By Jordan Shapiro, Economic and Data Policy Analyst
Digital privacy laws are not ready for a post-Roe v. Wade future. New bills circulating on the Hill are an important step toward safeguarding Americans’ personal data, but they are not a panacea to protect women seeking an abortion or the friends and family members who might be supporting them, or even just know of their intentions.
It’s no secret that today, personal and health data about human preferences, location, characteristics and behavior are collected through phones, apps, websites, advertisements, internet sites and service providers; if a device is connected to the internet, it probably collects user data. These data are used to provide helpful information and services, but as the United States lacks universal digital privacy protections, firms are solely responsible for data privacy and security.
At the same time, law enforcement has wide latitude to purchase and request personal data from companies.

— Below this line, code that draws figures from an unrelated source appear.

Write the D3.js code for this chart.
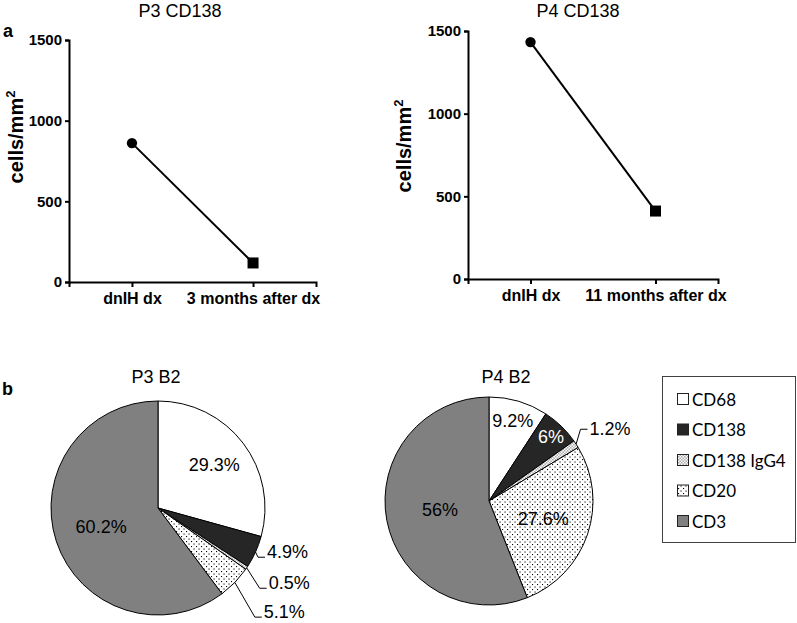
<!DOCTYPE html>
<html><head><meta charset="utf-8">
<script src="https://cdn.jsdelivr.net/npm/d3@7"></script>
<style>
body{margin:0;background:#fff;}
svg{display:block;}
</style></head>
<body>
<svg id="chart" width="797" height="623"></svg>
<script>
// ---------- data ----------
const lineCats3 = ["dnIH dx", "3 months after dx"];
const lineVals3 = [861, 118];
const lineCats4 = ["dnIH dx", "11 months after dx"];
const lineVals4 = [1433, 411];
const yTicks = [0, 500, 1000, 1500];

const pieCats = ["CD68", "CD138", "CD138 IgG4", "CD20", "CD3"];
const pieP3 = [29.3, 4.9, 0.5, 5.1, 60.2];
const pieP4 = [9.2, 6, 1.2, 27.6, 56];
const pieP3Labels = ["29.3%", "4.9%", "0.5%", "5.1%", "60.2%"];
const pieP4Labels = ["9.2%", "6%", "1.2%", "27.6%", "56%"];

// ---------- setup ----------
const svg = d3.select("#chart");
const defs = svg.append("defs");
const FONT = "'Liberation Sans', Arial, sans-serif";

// dotted pattern (CD20)
const dots = defs.append("pattern").attr("id","dots").attr("patternUnits","userSpaceOnUse")
  .attr("width",5).attr("height",5);
dots.append("rect").attr("width",5).attr("height",5).attr("fill","#fff");
dots.append("rect").attr("x",0.5).attr("y",0.5).attr("width",1.1).attr("height",1.1).attr("fill","#000");
dots.append("rect").attr("x",3).attr("y",3).attr("width",1.1).attr("height",1.1).attr("fill","#000");
// checker pattern (CD138 IgG4)
const chk = defs.append("pattern").attr("id","chk").attr("patternUnits","userSpaceOnUse")
  .attr("width",3).attr("height",3);
chk.append("rect").attr("width",3).attr("height",3).attr("fill","#fff");
chk.append("rect").attr("width",1.5).attr("height",1.5).attr("fill","#aaa");
chk.append("rect").attr("x",1.5).attr("y",1.5).attr("width",1.5).attr("height",1.5).attr("fill","#aaa");

const fills = ["#ffffff", "#262626", "url(#chk)", "url(#dots)", "#808080"];

// ---------- line charts ----------
function lineChart(o){
  const g = svg.append("g");
  const x = d3.scalePoint().domain(o.cats).range([o.x0, o.x1]).padding(o.pad);
  const y = d3.scaleLinear().domain([0,1500]).range([o.y0, o.y1]);
  const xa = g.append("g").attr("transform",`translate(0,${o.y0})`)
    .call(d3.axisBottom(x).tickSizeOuter(0).tickSize(5).tickPadding(6));
  const ya = g.append("g").attr("transform",`translate(${o.x0},0)`)
    .call(d3.axisLeft(y).tickValues(yTicks).tickFormat(d3.format("d")).tickSizeOuter(0).tickSize(4).tickPadding(3));
  [xa, ya].forEach(a=>{
    a.selectAll("path,line").attr("stroke","#000").attr("stroke-width",2);
    a.selectAll("text").attr("font-family",FONT).attr("font-weight","bold").attr("fill","#000");
  });
  xa.selectAll("text").attr("font-size",16);
  ya.selectAll("text").attr("font-size",15);
  const pts = o.cats.map((c,i)=>[x(c), y(o.vals[i])]);
  g.append("path").attr("d", d3.line()(pts)).attr("fill","none").attr("stroke","#000").attr("stroke-width",2);
  g.append("circle").attr("cx",pts[0][0]).attr("cy",pts[0][1]).attr("r",5.2).attr("fill","#000");
  g.append("rect").attr("x",pts[1][0]-5.5).attr("y",pts[1][1]-5.5).attr("width",11).attr("height",11).attr("fill","#000");
  g.append("text").attr("x",o.tx).attr("y",17).attr("text-anchor","middle")
    .attr("font-family",FONT).attr("font-size",18).text(o.title);
  const yl = g.append("text").attr("transform",`translate(${o.ylx},${o.yly}) rotate(-90)`)
    .attr("text-anchor","middle").attr("font-family",FONT).attr("font-weight","bold").attr("font-size",20);
  yl.append("tspan").text("cells/mm");
  yl.append("tspan").attr("dy",-8).attr("font-size",13).text("2");
}
lineChart({cats:lineCats3, vals:lineVals3, x0:69, x1:316, pad:0.52, y0:282, y1:40, tx:180, title:"P3 CD138", ylx:23, yly:137});
lineChart({cats:lineCats4, vals:lineVals4, x0:468, x1:718, pad:0.5, y0:279, y1:31, tx:578, title:"P4 CD138", ylx:411, yly:146});

svg.append("text").attr("x",3).attr("y",37).attr("font-family",FONT).attr("font-weight","bold").attr("font-size",18).text("a");
svg.append("text").attr("x",2).attr("y",395).attr("font-family",FONT).attr("font-weight","bold").attr("font-size",18).text("b");

// ---------- pies ----------
function pieChart(o){
  const g = svg.append("g").attr("transform",`translate(${o.cx},${o.cy})`);
  const arcs = d3.pie().sort(null).value(d=>d)(o.vals);
  const arc = d3.arc().innerRadius(0).outerRadius(o.r);
  g.selectAll("path.sl").data(arcs).join("path").attr("class","sl")
    .attr("d",arc).attr("fill",(d,i)=>fills[i]).attr("stroke","#000").attr("stroke-width",1);
  arcs.forEach((a,i)=>{
    const mid = (a.startAngle + a.endAngle)/2;
    const inner = o.inside[i];
    if (inner != null){
      const k = inner*o.r;
      g.append("text").attr("x",k*Math.sin(mid)).attr("y",-k*Math.cos(mid))
        .attr("text-anchor","middle").attr("dominant-baseline","central")
        .attr("font-family",FONT).attr("font-size",18)
        .attr("fill", i===1 ? "#fff" : "#000").text(o.labels[i]);
    } else {
      const lo = o.outside[i];
      const sx = o.r*Math.sin(mid), sy = -o.r*Math.cos(mid);
      const ex = lo[0]*o.r, ey = lo[1]*o.r;
      g.append("path").attr("d",`M${sx},${sy}L${ex},${ey}H${ex+7}`)
        .attr("fill","none").attr("stroke","#000").attr("stroke-width",1);
      g.append("text").attr("x",ex+9).attr("y",ey + o.textDy)
        .attr("font-family",FONT).attr("font-size",18).text(o.labels[i]);
    }
  });
  svg.append("text").attr("x",o.tx).attr("y",383).attr("text-anchor","middle")
    .attr("font-family",FONT).attr("font-size",18).text(o.title);
}
pieChart({cx:158, cy:508, r:107, vals:pieP3, labels:pieP3Labels, title:"P3 B2", tx:156,
  inside:[0.66, null, null, null, 0.56],
  outside:[null,[0.935,0.46],[0.95,0.75],[0.905,1.02],null], textDy:1});
pieChart({cx:489, cy:501, r:104, vals:pieP4, labels:pieP4Labels, title:"P4 B2", tx:506,
  inside:[0.8, 0.86, null, 0.55, 0.48],
  outside:[null,null,[0.88,-0.69],null,null], textDy:6});

// ---------- legend ----------
const lg = svg.append("g");
lg.append("rect").attr("x",662.5).attr("y",376.5).attr("width",133).attr("height",166)
  .attr("fill","#fff").attr("stroke","#404040").attr("stroke-width",1);
const ly = d3.scalePoint().domain(pieCats).range([399, 521]);
pieCats.forEach((c,i)=>{
  lg.append("rect").attr("x",677.5).attr("y",ly(c)-5.5).attr("width",11).attr("height",11)
    .attr("fill",fills[i]).attr("stroke","#222").attr("stroke-width",1);
  lg.append("text").attr("x",692).attr("y",ly(c)).attr("dominant-baseline","central")
    .attr("font-family","Lato, 'Open Sans', sans-serif").attr("font-size",17).text(c);
});
</script>
</body></html>
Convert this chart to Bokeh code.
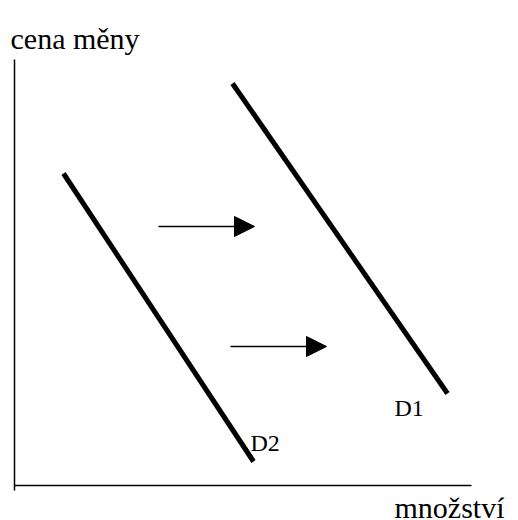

They can obtain a court order about a particular crime and companies are obliged to provide information related to the crime, some companies have made special portals to more easily provide data. Even without a court order, law enforcement can purchase bulk data from data brokers about suspected crimes or general surveillance. These data can contain location information, internet searches queries, among other personal information. Companies can push back but with a court order or subpoena are obliged to comply with law enforcement.
Surveillance of this nature has historically enjoyed wide support as protection against terrorism and other societal harms. But the combination of prolific personal data collection and law enforcement surveillance are predicated on the assurance that data about everyday interactions and behaviors are not under scrutiny by law enforcement. The overturning of Roe v. Wade calls this trust into question.